[START OF EXTRACTED RECORDS]

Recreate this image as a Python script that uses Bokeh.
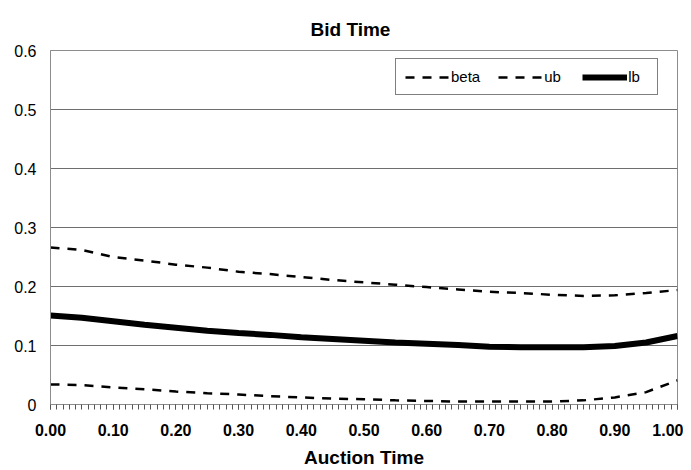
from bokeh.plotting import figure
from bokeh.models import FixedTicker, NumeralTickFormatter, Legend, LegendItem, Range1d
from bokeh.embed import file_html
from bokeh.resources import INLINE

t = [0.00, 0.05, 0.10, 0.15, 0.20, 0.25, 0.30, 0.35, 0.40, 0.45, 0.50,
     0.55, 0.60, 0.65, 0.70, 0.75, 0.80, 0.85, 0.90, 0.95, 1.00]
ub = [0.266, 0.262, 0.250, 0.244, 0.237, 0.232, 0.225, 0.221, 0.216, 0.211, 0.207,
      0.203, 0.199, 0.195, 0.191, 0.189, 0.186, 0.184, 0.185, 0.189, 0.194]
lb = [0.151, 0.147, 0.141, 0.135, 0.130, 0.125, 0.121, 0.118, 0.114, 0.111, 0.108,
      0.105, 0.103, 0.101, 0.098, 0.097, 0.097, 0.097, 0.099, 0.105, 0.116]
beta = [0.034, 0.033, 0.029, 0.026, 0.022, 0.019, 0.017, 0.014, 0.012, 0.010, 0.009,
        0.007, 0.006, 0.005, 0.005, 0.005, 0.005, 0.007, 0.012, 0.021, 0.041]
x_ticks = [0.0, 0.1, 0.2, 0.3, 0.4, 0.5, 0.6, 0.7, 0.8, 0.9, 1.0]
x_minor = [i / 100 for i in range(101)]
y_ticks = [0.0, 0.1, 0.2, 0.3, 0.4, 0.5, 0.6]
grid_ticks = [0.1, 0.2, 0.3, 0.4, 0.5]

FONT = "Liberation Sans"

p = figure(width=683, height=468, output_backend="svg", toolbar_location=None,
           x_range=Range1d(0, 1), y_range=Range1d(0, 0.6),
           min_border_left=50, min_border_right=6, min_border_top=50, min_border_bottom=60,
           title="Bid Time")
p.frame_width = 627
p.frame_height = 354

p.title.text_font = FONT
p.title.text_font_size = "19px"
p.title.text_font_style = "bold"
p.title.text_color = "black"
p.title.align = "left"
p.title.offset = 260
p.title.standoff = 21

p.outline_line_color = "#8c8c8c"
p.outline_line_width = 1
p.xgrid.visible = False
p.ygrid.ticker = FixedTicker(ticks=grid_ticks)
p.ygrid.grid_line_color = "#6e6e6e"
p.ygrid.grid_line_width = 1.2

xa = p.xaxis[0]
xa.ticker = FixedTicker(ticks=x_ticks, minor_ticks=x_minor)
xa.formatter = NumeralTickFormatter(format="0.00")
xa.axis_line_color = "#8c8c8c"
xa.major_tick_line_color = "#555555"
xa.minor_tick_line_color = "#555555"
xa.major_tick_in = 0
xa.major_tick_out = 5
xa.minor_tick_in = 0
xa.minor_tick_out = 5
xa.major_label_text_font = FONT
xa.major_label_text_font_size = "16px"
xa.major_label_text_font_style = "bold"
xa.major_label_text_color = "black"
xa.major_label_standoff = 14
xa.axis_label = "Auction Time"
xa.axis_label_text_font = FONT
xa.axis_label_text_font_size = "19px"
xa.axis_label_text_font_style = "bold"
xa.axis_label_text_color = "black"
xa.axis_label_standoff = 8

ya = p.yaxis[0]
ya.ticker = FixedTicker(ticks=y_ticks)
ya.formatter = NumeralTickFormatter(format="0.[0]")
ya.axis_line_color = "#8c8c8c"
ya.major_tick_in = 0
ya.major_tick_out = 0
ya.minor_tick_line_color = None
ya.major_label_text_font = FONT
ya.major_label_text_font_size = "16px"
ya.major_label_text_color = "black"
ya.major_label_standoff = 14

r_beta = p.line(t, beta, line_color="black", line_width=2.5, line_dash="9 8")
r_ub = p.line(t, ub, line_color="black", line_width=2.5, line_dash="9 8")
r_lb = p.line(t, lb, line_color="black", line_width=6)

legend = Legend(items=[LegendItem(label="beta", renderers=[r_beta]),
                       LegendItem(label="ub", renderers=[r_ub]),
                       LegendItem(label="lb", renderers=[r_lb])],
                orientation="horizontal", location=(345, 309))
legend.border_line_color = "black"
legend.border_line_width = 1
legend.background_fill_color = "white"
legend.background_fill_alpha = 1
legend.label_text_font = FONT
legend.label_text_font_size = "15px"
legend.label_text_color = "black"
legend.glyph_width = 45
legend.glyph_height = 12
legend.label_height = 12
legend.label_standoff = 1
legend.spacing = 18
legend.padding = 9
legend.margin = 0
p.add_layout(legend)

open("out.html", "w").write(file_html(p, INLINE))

[END OF EXTRACTED RECORDS]
[START OF EXTRACTED RECORDS]

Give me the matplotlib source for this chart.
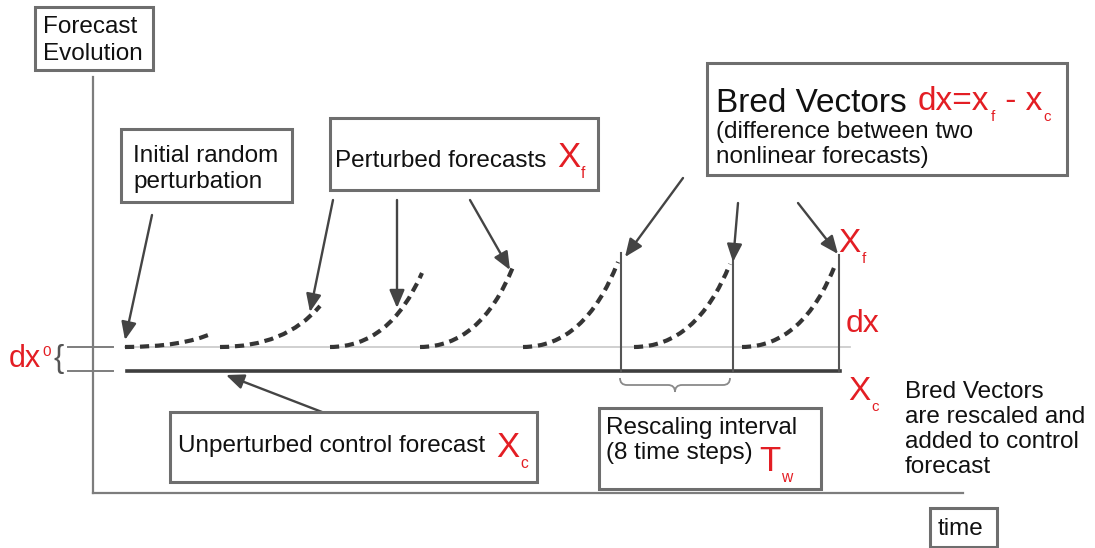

[END OF EXTRACTED RECORDS]
[START OF EXTRACTED RECORDS]

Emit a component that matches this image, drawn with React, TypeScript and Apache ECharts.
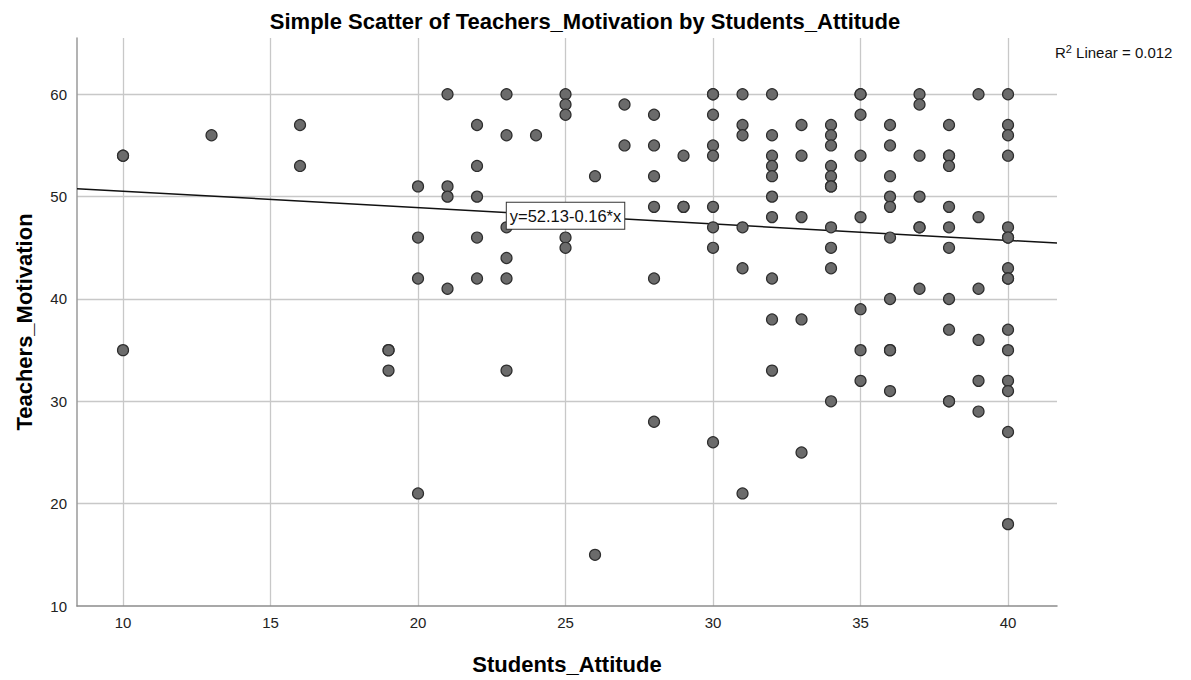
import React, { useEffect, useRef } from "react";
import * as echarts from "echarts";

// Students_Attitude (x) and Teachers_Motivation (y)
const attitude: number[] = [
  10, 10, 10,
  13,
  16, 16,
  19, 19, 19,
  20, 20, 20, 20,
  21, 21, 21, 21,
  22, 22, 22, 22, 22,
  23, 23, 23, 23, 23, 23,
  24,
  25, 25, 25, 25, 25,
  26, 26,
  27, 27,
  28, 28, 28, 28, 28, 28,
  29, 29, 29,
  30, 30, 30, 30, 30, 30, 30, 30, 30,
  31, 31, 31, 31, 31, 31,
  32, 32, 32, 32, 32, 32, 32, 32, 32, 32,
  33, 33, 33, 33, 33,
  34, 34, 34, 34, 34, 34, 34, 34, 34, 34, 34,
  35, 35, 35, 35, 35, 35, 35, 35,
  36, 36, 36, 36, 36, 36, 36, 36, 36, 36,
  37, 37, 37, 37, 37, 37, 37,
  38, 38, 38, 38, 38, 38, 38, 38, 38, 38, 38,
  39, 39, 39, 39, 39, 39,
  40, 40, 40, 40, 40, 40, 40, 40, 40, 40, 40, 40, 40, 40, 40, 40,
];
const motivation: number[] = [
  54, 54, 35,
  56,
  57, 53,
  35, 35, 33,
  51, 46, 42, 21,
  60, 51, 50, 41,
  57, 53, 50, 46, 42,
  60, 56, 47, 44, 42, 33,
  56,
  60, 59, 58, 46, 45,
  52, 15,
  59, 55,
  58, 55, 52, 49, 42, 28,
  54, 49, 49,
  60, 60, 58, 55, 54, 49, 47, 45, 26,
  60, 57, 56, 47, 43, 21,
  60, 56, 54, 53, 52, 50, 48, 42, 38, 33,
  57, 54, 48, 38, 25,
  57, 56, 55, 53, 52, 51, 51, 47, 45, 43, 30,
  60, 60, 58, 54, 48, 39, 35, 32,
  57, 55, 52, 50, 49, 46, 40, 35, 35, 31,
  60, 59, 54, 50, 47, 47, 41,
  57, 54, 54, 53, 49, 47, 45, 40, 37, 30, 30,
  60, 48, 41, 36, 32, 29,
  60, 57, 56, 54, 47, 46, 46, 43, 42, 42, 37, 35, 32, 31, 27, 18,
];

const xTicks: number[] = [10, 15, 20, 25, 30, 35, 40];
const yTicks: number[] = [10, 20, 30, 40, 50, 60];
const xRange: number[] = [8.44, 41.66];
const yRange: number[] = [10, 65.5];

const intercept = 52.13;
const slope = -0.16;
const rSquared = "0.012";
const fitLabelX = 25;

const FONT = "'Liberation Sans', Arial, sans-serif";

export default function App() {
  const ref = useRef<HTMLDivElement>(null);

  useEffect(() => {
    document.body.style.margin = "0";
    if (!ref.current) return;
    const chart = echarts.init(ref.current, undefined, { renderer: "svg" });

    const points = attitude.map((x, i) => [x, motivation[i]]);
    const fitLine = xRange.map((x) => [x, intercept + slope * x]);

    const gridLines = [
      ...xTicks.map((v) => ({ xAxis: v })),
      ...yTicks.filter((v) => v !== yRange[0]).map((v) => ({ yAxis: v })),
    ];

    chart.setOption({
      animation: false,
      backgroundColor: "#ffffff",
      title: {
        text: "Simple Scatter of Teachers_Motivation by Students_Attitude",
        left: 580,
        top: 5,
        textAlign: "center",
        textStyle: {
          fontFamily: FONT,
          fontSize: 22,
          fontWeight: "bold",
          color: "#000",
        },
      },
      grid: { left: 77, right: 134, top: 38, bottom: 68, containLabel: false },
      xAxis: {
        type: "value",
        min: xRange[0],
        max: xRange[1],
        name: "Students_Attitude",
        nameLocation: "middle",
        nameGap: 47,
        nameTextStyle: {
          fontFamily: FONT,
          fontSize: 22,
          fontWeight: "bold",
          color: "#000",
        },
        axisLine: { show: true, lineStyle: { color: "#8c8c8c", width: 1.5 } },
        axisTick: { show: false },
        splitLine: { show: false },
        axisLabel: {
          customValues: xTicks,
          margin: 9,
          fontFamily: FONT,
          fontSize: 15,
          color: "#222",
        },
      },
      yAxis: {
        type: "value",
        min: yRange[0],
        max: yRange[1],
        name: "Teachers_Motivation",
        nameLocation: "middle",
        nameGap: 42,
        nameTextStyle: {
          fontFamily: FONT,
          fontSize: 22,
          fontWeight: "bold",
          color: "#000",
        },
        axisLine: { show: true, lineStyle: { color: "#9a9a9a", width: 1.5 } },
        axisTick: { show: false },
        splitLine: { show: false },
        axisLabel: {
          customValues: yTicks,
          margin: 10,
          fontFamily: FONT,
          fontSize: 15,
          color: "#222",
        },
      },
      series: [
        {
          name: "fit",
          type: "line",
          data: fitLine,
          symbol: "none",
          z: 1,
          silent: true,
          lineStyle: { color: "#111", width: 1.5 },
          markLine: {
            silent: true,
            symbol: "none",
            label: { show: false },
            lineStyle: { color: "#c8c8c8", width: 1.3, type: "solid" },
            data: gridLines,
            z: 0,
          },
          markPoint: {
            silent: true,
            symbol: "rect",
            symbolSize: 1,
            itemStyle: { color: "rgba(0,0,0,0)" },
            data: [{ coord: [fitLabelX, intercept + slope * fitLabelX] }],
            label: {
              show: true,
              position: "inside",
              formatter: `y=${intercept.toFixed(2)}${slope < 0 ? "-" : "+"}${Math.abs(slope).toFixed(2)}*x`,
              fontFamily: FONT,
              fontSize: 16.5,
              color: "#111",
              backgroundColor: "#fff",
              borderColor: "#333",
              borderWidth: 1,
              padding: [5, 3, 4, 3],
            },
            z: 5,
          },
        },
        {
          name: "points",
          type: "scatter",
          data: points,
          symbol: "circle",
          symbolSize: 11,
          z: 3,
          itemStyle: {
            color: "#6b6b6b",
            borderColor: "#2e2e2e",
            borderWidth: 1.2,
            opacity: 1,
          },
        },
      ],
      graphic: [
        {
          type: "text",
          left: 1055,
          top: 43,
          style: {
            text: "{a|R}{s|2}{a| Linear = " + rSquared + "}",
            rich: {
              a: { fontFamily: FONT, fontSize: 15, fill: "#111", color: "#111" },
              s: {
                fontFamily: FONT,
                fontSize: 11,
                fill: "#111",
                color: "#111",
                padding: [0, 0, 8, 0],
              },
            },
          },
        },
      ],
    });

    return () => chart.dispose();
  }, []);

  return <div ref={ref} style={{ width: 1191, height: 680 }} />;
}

[END OF EXTRACTED RECORDS]

Give again, word for word, the part that opens with the line containing "Emit a component" and closes with the one containing "const yRange: number[] = [10, 65.5];". Include both of those lines and skip all pictures.

Emit a component that matches this image, drawn with React, TypeScript and Apache ECharts.
import React, { useEffect, useRef } from "react";
import * as echarts from "echarts";

// Students_Attitude (x) and Teachers_Motivation (y)
const attitude: number[] = [
  10, 10, 10,
  13,
  16, 16,
  19, 19, 19,
  20, 20, 20, 20,
  21, 21, 21, 21,
  22, 22, 22, 22, 22,
  23, 23, 23, 23, 23, 23,
  24,
  25, 25, 25, 25, 25,
  26, 26,
  27, 27,
  28, 28, 28, 28, 28, 28,
  29, 29, 29,
  30, 30, 30, 30, 30, 30, 30, 30, 30,
  31, 31, 31, 31, 31, 31,
  32, 32, 32, 32, 32, 32, 32, 32, 32, 32,
  33, 33, 33, 33, 33,
  34, 34, 34, 34, 34, 34, 34, 34, 34, 34, 34,
  35, 35, 35, 35, 35, 35, 35, 35,
  36, 36, 36, 36, 36, 36, 36, 36, 36, 36,
  37, 37, 37, 37, 37, 37, 37,
  38, 38, 38, 38, 38, 38, 38, 38, 38, 38, 38,
  39, 39, 39, 39, 39, 39,
  40, 40, 40, 40, 40, 40, 40, 40, 40, 40, 40, 40, 40, 40, 40, 40,
];
const motivation: number[] = [
  54, 54, 35,
  56,
  57, 53,
  35, 35, 33,
  51, 46, 42, 21,
  60, 51, 50, 41,
  57, 53, 50, 46, 42,
  60, 56, 47, 44, 42, 33,
  56,
  60, 59, 58, 46, 45,
  52, 15,
  59, 55,
  58, 55, 52, 49, 42, 28,
  54, 49, 49,
  60, 60, 58, 55, 54, 49, 47, 45, 26,
  60, 57, 56, 47, 43, 21,
  60, 56, 54, 53, 52, 50, 48, 42, 38, 33,
  57, 54, 48, 38, 25,
  57, 56, 55, 53, 52, 51, 51, 47, 45, 43, 30,
  60, 60, 58, 54, 48, 39, 35, 32,
  57, 55, 52, 50, 49, 46, 40, 35, 35, 31,
  60, 59, 54, 50, 47, 47, 41,
  57, 54, 54, 53, 49, 47, 45, 40, 37, 30, 30,
  60, 48, 41, 36, 32, 29,
  60, 57, 56, 54, 47, 46, 46, 43, 42, 42, 37, 35, 32, 31, 27, 18,
];

const xTicks: number[] = [10, 15, 20, 25, 30, 35, 40];
const yTicks: number[] = [10, 20, 30, 40, 50, 60];
const xRange: number[] = [8.44, 41.66];
const yRange: number[] = [10, 65.5];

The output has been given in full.